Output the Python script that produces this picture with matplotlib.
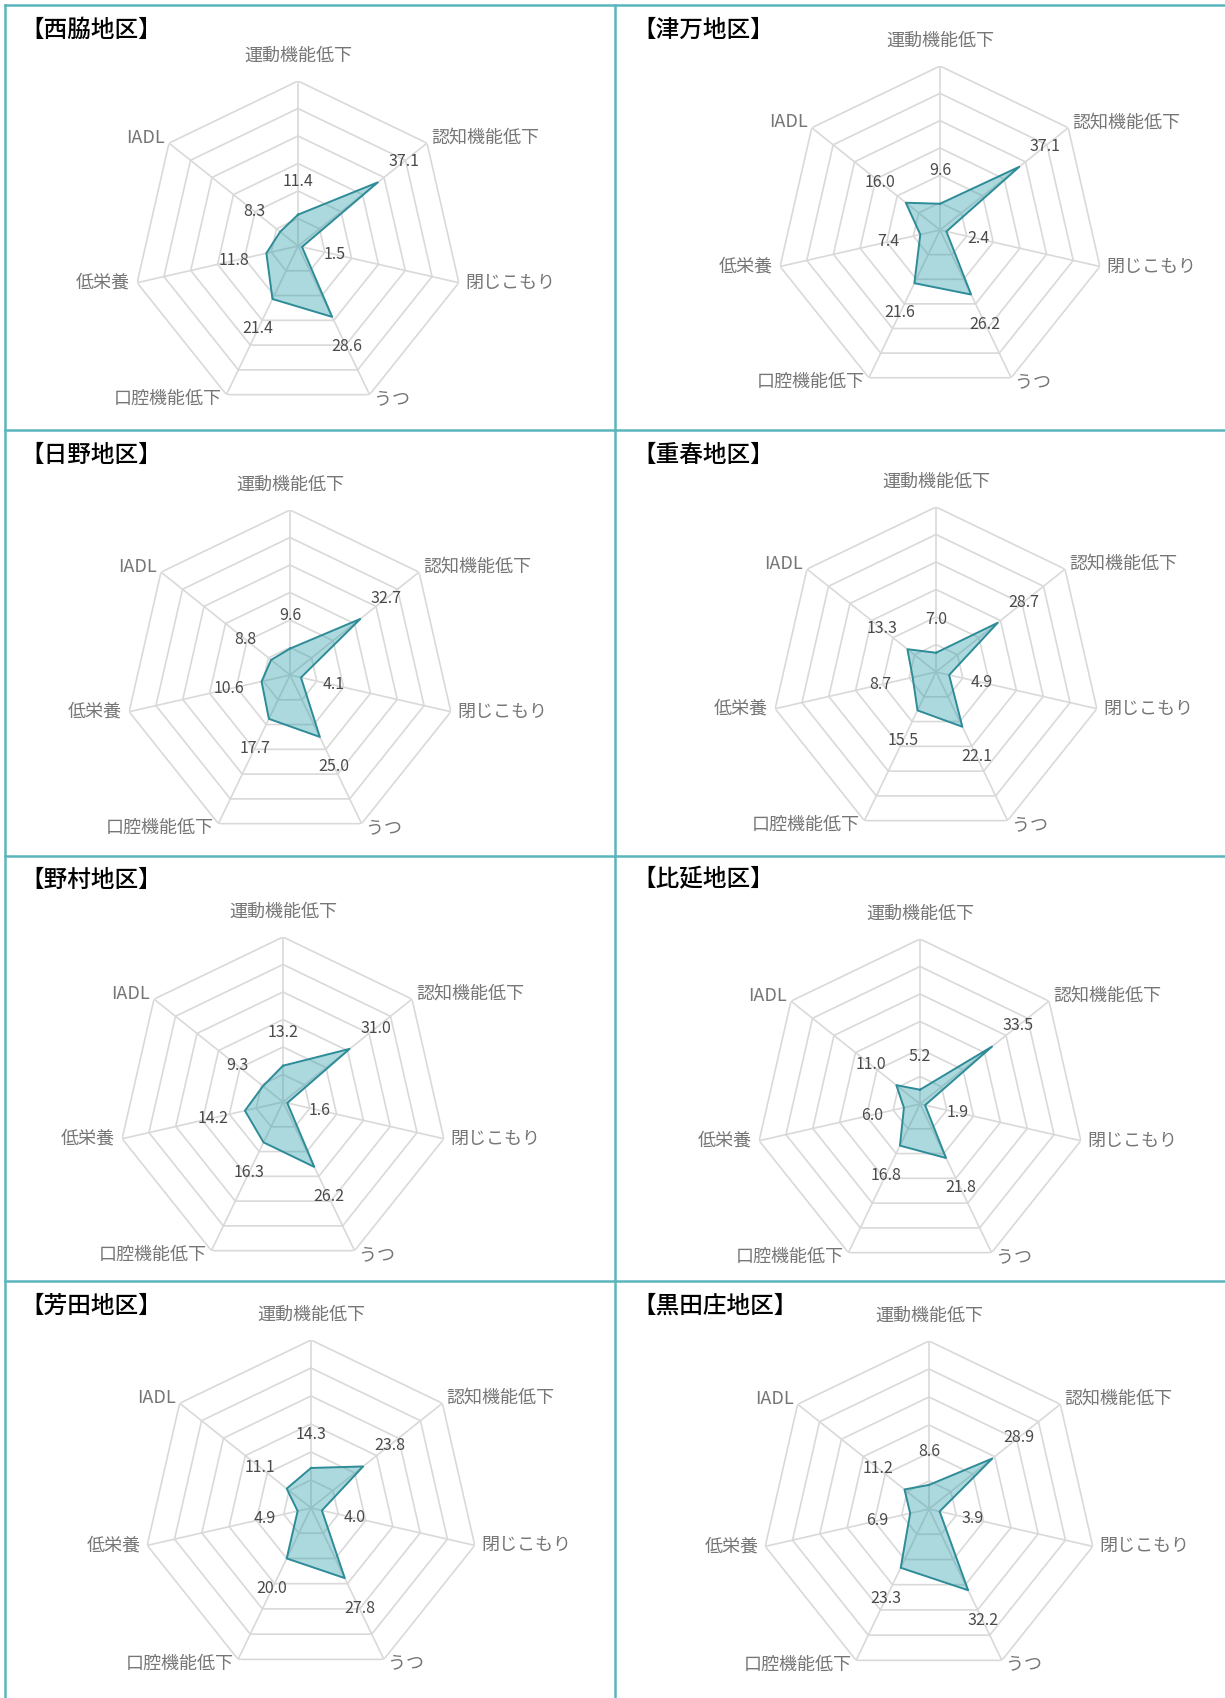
import numpy as np
import matplotlib
matplotlib.use('Agg')
import matplotlib.pyplot as plt
from matplotlib.lines import Line2D

plt.rcParams['font.family'] = ['Noto Sans CJK JP', 'DejaVu Sans']

categories = ['運動機能低下', '認知機能低下', '閉じこもり', 'うつ', '口腔機能低下', '低栄養', 'IADL']

nishiwaki = [11.4, 37.1, 1.5, 28.6, 21.4, 11.8, 8.3]
tsuma = [9.6, 37.1, 2.4, 26.2, 21.6, 7.4, 16.0]
hino = [9.6, 32.7, 4.1, 25.0, 17.7, 10.6, 8.8]
shigeharu = [7.0, 28.7, 4.9, 22.1, 15.5, 8.7, 13.3]
nomura = [13.2, 31.0, 1.6, 26.2, 16.3, 14.2, 9.3]
hie = [5.2, 33.5, 1.9, 21.8, 16.8, 6.0, 11.0]
yoshida = [14.3, 23.8, 4.0, 27.8, 20.0, 4.9, 11.1]
kurodasho = [8.6, 28.9, 3.9, 32.2, 23.3, 6.9, 11.2]

rings = [10, 20, 30, 40, 50, 60]

W, H = 1225, 1698
fig = plt.figure(figsize=(W / 100, H / 100), dpi=100)

# label placement around the outer heptagon: (offset x pt, offset y pt, ha)
label_pos = [(0, 18, 'center'), (3, 4, 'left'), (5, 0, 'left'), (3, -3, 'left'),
             (-3, -3, 'right'), (-5, 0, 'right'), (-3, 4, 'right')]


def radar(values, title, cx, cy, R, tx, ty):
    ax = fig.add_axes([(cx - R) / W, 1 - (cy + R) / H, 2 * R / W, 2 * R / H], projection='polar')
    ax.set_theta_zero_location('N')
    ax.set_theta_direction(-1)
    ax.set_ylim(0, 60)
    ax.axis('off')

    angles = np.arange(len(categories)) * 2 * np.pi / len(categories)
    closed = np.append(angles, angles[0])
    for r in rings:
        ax.plot(closed, [r] * len(closed), color='#d9d9d9', lw=1.2, zorder=1)
    for a in angles:
        ax.plot([a, a], [0, 60], color='#d9d9d9', lw=1.2, zorder=1)

    vals = values + [values[0]]
    ax.fill(closed, vals, color='#31a0aa', alpha=0.4, lw=0, zorder=2)
    ax.plot(closed, vals, color='#2e8b98', lw=1.4, zorder=3)

    for a, v in zip(angles, values):
        ax.text(a, v + 12, f'{v:.1f}', ha='center', va='center', fontsize=11.5, color='#4a4a4a')

    for a, cat, (ox, oy, ha) in zip(angles, categories, label_pos):
        ax.annotate(cat, xy=(a, 60), xytext=(ox, oy), textcoords='offset points',
                    ha=ha, va='center', fontsize=13, color='#767676', annotation_clip=False)

    fig.text(tx / W, 1 - ty / H, '【' + title + '】', fontsize=17, fontweight='medium',
             ha='left', va='center', color='black')


radar(nishiwaki, '西脇地区', 298, 246, 165, 20, 30)
radar(tsuma, '津万地区', 940, 230, 164, 632, 30)
radar(hino, '日野地区', 290, 675, 165, 20, 455)
radar(shigeharu, '重春地区', 936, 672, 165, 632, 455)
radar(nomura, '野村地区', 283, 1102, 165, 20, 880)
radar(hie, '比延地区', 920, 1104, 165, 632, 880)
radar(yoshida, '芳田地区', 311, 1508, 168, 20, 1306)
radar(kurodasho, '黒田庄地区', 929, 1509, 168, 632, 1306)

# cell borders
border = '#5bb5bd'
for x0, y0, x1, y1 in [(5, 5, 1225, 5), (5, 5, 5, 1698), (615, 5, 615, 1698),
                       (5, 430, 1225, 430), (5, 855.5, 1225, 855.5), (5, 1281, 1225, 1281)]:
    fig.add_artist(Line2D([x0 / W, x1 / W], [1 - y0 / H, 1 - y1 / H], color=border, lw=1.8))

fig.savefig('out.png', dpi=100, facecolor='white')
-=-=-=-=-
* The request:
Copy every line of the listing where the word "matplotlib" appears.

* Exercise output:
Output the Python script that produces this picture with matplotlib.
import matplotlib
matplotlib.use('Agg')
import matplotlib.pyplot as plt
from matplotlib.lines import Line2D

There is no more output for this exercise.